# Instructions to follow
Find the string "with" in the listing and report every line that has it.
──────── Data provided
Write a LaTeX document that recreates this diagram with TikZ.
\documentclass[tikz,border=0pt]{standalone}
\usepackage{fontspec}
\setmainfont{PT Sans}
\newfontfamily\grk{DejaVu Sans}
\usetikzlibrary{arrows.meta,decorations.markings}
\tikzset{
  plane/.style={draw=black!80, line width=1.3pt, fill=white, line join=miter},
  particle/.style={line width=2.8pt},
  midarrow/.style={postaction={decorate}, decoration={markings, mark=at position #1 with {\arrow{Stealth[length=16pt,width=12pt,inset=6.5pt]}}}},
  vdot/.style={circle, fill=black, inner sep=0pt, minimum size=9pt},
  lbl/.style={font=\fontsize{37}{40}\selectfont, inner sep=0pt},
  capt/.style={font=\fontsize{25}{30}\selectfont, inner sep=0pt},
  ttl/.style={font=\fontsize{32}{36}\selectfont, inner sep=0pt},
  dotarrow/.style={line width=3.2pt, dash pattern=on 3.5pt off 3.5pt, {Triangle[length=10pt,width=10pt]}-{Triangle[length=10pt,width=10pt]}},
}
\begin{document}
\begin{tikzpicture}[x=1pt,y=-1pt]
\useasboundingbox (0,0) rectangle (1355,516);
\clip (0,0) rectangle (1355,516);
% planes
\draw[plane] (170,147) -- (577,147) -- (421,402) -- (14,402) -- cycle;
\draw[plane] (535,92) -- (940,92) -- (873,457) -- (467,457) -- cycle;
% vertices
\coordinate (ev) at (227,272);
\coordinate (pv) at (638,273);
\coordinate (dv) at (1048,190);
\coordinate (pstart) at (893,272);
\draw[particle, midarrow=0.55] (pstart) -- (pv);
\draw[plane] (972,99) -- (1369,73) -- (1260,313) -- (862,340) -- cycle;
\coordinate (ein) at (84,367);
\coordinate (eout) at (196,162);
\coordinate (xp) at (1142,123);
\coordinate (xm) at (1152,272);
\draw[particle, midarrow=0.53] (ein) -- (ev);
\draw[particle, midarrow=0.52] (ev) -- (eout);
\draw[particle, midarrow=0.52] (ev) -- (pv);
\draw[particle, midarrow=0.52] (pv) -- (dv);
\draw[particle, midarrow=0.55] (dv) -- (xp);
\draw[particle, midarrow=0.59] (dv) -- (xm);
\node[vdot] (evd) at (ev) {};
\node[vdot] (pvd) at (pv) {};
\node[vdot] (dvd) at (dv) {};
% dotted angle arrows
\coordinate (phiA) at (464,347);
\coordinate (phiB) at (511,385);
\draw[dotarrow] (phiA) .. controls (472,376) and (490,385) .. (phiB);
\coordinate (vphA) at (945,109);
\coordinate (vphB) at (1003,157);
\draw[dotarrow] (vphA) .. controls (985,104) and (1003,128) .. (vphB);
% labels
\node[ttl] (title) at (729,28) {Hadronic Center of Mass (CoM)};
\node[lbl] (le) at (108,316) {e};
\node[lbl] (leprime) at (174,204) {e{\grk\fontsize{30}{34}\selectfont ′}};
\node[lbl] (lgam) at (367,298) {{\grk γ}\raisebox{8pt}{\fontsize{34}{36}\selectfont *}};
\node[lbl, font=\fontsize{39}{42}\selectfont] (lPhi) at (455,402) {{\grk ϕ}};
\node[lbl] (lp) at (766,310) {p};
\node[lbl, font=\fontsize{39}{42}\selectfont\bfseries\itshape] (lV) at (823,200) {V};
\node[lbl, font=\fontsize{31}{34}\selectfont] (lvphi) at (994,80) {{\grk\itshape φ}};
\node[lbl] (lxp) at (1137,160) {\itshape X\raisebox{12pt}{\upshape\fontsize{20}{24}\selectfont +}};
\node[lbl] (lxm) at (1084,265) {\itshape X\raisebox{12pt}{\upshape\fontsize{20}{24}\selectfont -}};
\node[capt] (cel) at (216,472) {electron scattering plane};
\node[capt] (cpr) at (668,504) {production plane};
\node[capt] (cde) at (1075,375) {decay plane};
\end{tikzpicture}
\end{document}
────────────────
# Final result
Write a LaTeX document that recreates this diagram with TikZ.
  midarrow/.style={postaction={decorate}, decoration={markings, mark=at position #1 with {\arrow{Stealth[length=16pt,width=12pt,inset=6.5pt]}}}},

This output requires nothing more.